→ **Exercise**
Set down all of the data that follows word for word, without the images.

→ **Supplied data**
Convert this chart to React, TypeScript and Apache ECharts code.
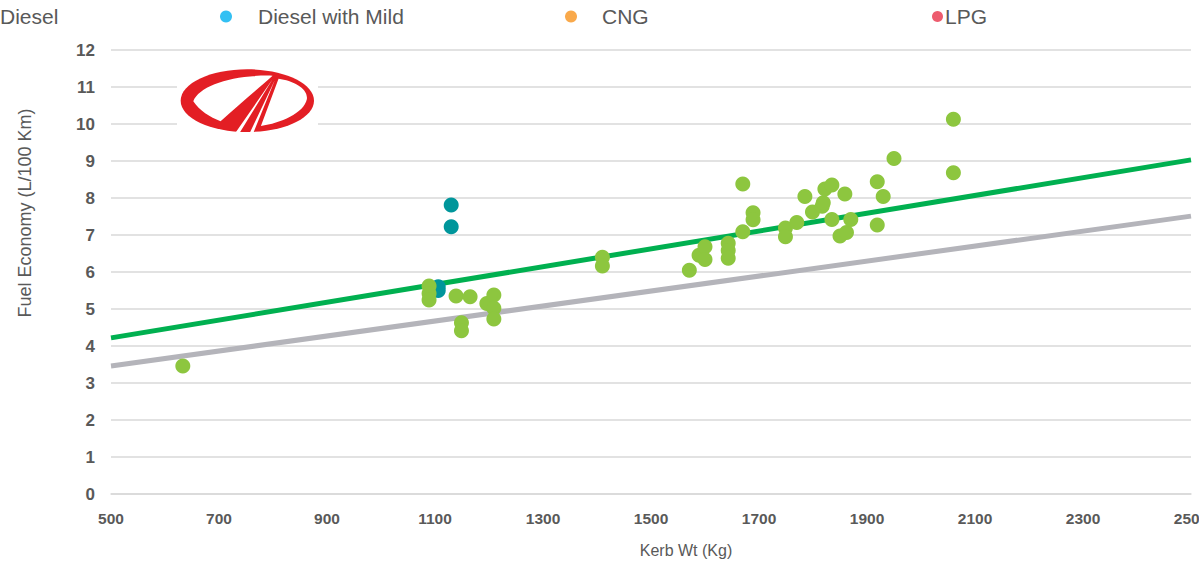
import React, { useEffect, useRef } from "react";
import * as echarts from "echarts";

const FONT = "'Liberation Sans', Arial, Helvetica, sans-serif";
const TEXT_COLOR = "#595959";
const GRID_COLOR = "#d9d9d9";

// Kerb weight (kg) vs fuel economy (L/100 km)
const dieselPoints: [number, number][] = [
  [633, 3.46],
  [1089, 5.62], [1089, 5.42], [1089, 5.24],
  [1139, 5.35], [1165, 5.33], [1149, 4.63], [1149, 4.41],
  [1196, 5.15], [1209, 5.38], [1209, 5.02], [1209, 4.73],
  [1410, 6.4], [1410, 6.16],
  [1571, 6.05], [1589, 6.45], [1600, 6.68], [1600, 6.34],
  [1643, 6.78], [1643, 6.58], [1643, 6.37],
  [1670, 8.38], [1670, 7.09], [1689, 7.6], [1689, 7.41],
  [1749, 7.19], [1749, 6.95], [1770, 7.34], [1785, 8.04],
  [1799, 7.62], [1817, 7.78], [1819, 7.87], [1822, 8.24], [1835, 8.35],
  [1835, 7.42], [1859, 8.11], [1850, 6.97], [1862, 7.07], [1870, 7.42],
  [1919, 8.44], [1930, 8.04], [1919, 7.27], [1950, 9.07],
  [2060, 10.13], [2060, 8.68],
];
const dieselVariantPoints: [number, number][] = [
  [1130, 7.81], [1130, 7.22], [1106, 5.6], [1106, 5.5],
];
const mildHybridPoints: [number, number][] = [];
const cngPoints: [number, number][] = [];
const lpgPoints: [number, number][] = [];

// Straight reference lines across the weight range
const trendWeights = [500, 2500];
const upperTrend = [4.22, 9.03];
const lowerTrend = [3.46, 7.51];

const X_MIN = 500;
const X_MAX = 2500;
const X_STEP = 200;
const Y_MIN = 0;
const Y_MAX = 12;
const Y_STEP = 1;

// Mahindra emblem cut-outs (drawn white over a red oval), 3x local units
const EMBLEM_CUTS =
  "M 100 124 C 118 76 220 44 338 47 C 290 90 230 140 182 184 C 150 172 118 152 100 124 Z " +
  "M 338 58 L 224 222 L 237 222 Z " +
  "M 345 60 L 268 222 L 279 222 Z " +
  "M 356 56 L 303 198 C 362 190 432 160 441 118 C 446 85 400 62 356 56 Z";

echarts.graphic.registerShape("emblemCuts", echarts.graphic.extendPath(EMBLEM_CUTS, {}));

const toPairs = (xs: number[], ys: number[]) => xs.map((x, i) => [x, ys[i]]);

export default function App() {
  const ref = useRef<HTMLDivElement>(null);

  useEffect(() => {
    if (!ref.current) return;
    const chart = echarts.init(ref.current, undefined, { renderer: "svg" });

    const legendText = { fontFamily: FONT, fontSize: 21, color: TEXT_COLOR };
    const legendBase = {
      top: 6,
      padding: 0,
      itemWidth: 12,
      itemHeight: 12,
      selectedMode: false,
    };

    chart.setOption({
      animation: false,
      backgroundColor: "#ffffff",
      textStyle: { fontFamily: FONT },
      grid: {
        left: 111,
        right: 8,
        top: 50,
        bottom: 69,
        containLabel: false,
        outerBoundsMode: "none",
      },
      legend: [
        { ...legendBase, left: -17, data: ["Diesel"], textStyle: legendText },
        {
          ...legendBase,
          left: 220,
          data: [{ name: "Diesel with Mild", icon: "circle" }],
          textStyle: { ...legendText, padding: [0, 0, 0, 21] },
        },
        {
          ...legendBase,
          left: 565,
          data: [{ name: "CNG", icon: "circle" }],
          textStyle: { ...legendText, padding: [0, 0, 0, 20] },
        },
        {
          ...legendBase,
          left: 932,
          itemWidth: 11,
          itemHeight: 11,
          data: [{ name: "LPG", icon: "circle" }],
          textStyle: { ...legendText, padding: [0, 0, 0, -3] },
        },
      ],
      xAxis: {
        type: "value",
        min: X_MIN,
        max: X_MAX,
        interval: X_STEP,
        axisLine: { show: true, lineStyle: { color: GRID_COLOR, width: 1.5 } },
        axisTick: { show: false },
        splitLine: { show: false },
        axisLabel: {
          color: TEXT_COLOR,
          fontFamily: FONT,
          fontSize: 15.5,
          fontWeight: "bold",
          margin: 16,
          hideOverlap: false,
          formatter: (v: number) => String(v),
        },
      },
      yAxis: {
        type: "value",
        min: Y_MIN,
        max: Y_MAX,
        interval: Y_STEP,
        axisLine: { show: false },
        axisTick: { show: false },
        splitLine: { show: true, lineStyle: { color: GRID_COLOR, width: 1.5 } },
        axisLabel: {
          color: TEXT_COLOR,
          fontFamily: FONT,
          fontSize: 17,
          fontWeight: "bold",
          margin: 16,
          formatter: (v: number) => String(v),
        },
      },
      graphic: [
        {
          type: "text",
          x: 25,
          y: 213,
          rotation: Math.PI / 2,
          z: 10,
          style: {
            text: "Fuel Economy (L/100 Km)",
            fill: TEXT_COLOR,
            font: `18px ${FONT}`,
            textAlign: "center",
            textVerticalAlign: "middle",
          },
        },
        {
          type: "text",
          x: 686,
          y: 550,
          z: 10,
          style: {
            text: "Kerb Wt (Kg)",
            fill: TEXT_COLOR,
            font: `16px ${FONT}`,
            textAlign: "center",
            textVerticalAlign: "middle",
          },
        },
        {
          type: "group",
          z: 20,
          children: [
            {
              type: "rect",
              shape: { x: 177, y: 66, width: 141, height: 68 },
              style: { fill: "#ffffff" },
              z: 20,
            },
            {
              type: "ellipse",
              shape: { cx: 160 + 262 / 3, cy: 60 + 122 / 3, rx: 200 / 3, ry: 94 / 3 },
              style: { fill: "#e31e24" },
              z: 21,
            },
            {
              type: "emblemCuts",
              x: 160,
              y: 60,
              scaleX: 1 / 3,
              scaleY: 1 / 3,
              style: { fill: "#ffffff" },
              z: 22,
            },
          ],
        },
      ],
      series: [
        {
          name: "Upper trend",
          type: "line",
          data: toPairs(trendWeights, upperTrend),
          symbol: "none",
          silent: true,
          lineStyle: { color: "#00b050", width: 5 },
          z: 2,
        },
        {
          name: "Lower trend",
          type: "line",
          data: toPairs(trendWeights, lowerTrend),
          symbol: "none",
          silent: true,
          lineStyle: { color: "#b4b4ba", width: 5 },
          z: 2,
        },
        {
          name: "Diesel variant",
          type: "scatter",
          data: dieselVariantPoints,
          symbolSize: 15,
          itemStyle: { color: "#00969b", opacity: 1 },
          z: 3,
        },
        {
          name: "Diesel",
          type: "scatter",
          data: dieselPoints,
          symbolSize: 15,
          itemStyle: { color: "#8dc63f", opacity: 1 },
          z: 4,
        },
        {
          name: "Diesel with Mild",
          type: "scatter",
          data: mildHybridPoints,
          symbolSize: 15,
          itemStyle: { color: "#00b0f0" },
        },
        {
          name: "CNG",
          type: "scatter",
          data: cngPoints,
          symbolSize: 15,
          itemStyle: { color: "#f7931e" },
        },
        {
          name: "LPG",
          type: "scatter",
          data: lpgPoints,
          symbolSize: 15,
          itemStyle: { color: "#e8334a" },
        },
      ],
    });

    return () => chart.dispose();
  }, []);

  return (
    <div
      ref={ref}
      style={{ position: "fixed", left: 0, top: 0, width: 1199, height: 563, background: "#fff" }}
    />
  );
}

→ **Full solution**
Convert this chart to React, TypeScript and Apache ECharts code.
import React, { useEffect, useRef } from "react";
import * as echarts from "echarts";

const FONT = "'Liberation Sans', Arial, Helvetica, sans-serif";
const TEXT_COLOR = "#595959";
const GRID_COLOR = "#d9d9d9";

// Kerb weight (kg) vs fuel economy (L/100 km)
const dieselPoints: [number, number][] = [
  [633, 3.46],
  [1089, 5.62], [1089, 5.42], [1089, 5.24],
  [1139, 5.35], [1165, 5.33], [1149, 4.63], [1149, 4.41],
  [1196, 5.15], [1209, 5.38], [1209, 5.02], [1209, 4.73],
  [1410, 6.4], [1410, 6.16],
  [1571, 6.05], [1589, 6.45], [1600, 6.68], [1600, 6.34],
  [1643, 6.78], [1643, 6.58], [1643, 6.37],
  [1670, 8.38], [1670, 7.09], [1689, 7.6], [1689, 7.41],
  [1749, 7.19], [1749, 6.95], [1770, 7.34], [1785, 8.04],
  [1799, 7.62], [1817, 7.78], [1819, 7.87], [1822, 8.24], [1835, 8.35],
  [1835, 7.42], [1859, 8.11], [1850, 6.97], [1862, 7.07], [1870, 7.42],
  [1919, 8.44], [1930, 8.04], [1919, 7.27], [1950, 9.07],
  [2060, 10.13], [2060, 8.68],
];
const dieselVariantPoints: [number, number][] = [
  [1130, 7.81], [1130, 7.22], [1106, 5.6], [1106, 5.5],
];
const mildHybridPoints: [number, number][] = [];
const cngPoints: [number, number][] = [];
const lpgPoints: [number, number][] = [];

// Straight reference lines across the weight range
const trendWeights = [500, 2500];
const upperTrend = [4.22, 9.03];
const lowerTrend = [3.46, 7.51];

const X_MIN = 500;
const X_MAX = 2500;
const X_STEP = 200;
const Y_MIN = 0;
const Y_MAX = 12;
const Y_STEP = 1;

// Mahindra emblem cut-outs (drawn white over a red oval), 3x local units
const EMBLEM_CUTS =
  "M 100 124 C 118 76 220 44 338 47 C 290 90 230 140 182 184 C 150 172 118 152 100 124 Z " +
  "M 338 58 L 224 222 L 237 222 Z " +
  "M 345 60 L 268 222 L 279 222 Z " +
  "M 356 56 L 303 198 C 362 190 432 160 441 118 C 446 85 400 62 356 56 Z";

echarts.graphic.registerShape("emblemCuts", echarts.graphic.extendPath(EMBLEM_CUTS, {}));

const toPairs = (xs: number[], ys: number[]) => xs.map((x, i) => [x, ys[i]]);

export default function App() {
  const ref = useRef<HTMLDivElement>(null);

  useEffect(() => {
    if (!ref.current) return;
    const chart = echarts.init(ref.current, undefined, { renderer: "svg" });

    const legendText = { fontFamily: FONT, fontSize: 21, color: TEXT_COLOR };
    const legendBase = {
      top: 6,
      padding: 0,
      itemWidth: 12,
      itemHeight: 12,
      selectedMode: false,
    };

    chart.setOption({
      animation: false,
      backgroundColor: "#ffffff",
      textStyle: { fontFamily: FONT },
      grid: {
        left: 111,
        right: 8,
        top: 50,
        bottom: 69,
        containLabel: false,
        outerBoundsMode: "none",
      },
      legend: [
        { ...legendBase, left: -17, data: ["Diesel"], textStyle: legendText },
        {
          ...legendBase,
          left: 220,
          data: [{ name: "Diesel with Mild", icon: "circle" }],
          textStyle: { ...legendText, padding: [0, 0, 0, 21] },
        },
        {
          ...legendBase,
          left: 565,
          data: [{ name: "CNG", icon: "circle" }],
          textStyle: { ...legendText, padding: [0, 0, 0, 20] },
        },
        {
          ...legendBase,
          left: 932,
          itemWidth: 11,
          itemHeight: 11,
          data: [{ name: "LPG", icon: "circle" }],
          textStyle: { ...legendText, padding: [0, 0, 0, -3] },
        },
      ],
      xAxis: {
        type: "value",
        min: X_MIN,
        max: X_MAX,
        interval: X_STEP,
        axisLine: { show: true, lineStyle: { color: GRID_COLOR, width: 1.5 } },
        axisTick: { show: false },
        splitLine: { show: false },
        axisLabel: {
          color: TEXT_COLOR,
          fontFamily: FONT,
          fontSize: 15.5,
          fontWeight: "bold",
          margin: 16,
          hideOverlap: false,
          formatter: (v: number) => String(v),
        },
      },
      yAxis: {
        type: "value",
        min: Y_MIN,
        max: Y_MAX,
        interval: Y_STEP,
        axisLine: { show: false },
        axisTick: { show: false },
        splitLine: { show: true, lineStyle: { color: GRID_COLOR, width: 1.5 } },
        axisLabel: {
          color: TEXT_COLOR,
          fontFamily: FONT,
          fontSize: 17,
          fontWeight: "bold",
          margin: 16,
          formatter: (v: number) => String(v),
        },
      },
      graphic: [
        {
          type: "text",
          x: 25,
          y: 213,
          rotation: Math.PI / 2,
          z: 10,
          style: {
            text: "Fuel Economy (L/100 Km)",
            fill: TEXT_COLOR,
            font: `18px ${FONT}`,
            textAlign: "center",
            textVerticalAlign: "middle",
          },
        },
        {
          type: "text",
          x: 686,
          y: 550,
          z: 10,
          style: {
            text: "Kerb Wt (Kg)",
            fill: TEXT_COLOR,
            font: `16px ${FONT}`,
            textAlign: "center",
            textVerticalAlign: "middle",
          },
        },
        {
          type: "group",
          z: 20,
          children: [
            {
              type: "rect",
              shape: { x: 177, y: 66, width: 141, height: 68 },
              style: { fill: "#ffffff" },
              z: 20,
            },
            {
              type: "ellipse",
              shape: { cx: 160 + 262 / 3, cy: 60 + 122 / 3, rx: 200 / 3, ry: 94 / 3 },
              style: { fill: "#e31e24" },
              z: 21,
            },
            {
              type: "emblemCuts",
              x: 160,
              y: 60,
              scaleX: 1 / 3,
              scaleY: 1 / 3,
              style: { fill: "#ffffff" },
              z: 22,
            },
          ],
        },
      ],
      series: [
        {
          name: "Upper trend",
          type: "line",
          data: toPairs(trendWeights, upperTrend),
          symbol: "none",
          silent: true,
          lineStyle: { color: "#00b050", width: 5 },
          z: 2,
        },
        {
          name: "Lower trend",
          type: "line",
          data: toPairs(trendWeights, lowerTrend),
          symbol: "none",
          silent: true,
          lineStyle: { color: "#b4b4ba", width: 5 },
          z: 2,
        },
        {
          name: "Diesel variant",
          type: "scatter",
          data: dieselVariantPoints,
          symbolSize: 15,
          itemStyle: { color: "#00969b", opacity: 1 },
          z: 3,
        },
        {
          name: "Diesel",
          type: "scatter",
          data: dieselPoints,
          symbolSize: 15,
          itemStyle: { color: "#8dc63f", opacity: 1 },
          z: 4,
        },
        {
          name: "Diesel with Mild",
          type: "scatter",
          data: mildHybridPoints,
          symbolSize: 15,
          itemStyle: { color: "#00b0f0" },
        },
        {
          name: "CNG",
          type: "scatter",
          data: cngPoints,
          symbolSize: 15,
          itemStyle: { color: "#f7931e" },
        },
        {
          name: "LPG",
          type: "scatter",
          data: lpgPoints,
          symbolSize: 15,
          itemStyle: { color: "#e8334a" },
        },
      ],
    });

    return () => chart.dispose();
  }, []);

  return (
    <div
      ref={ref}
      style={{ position: "fixed", left: 0, top: 0, width: 1199, height: 563, background: "#fff" }}
    />
  );
}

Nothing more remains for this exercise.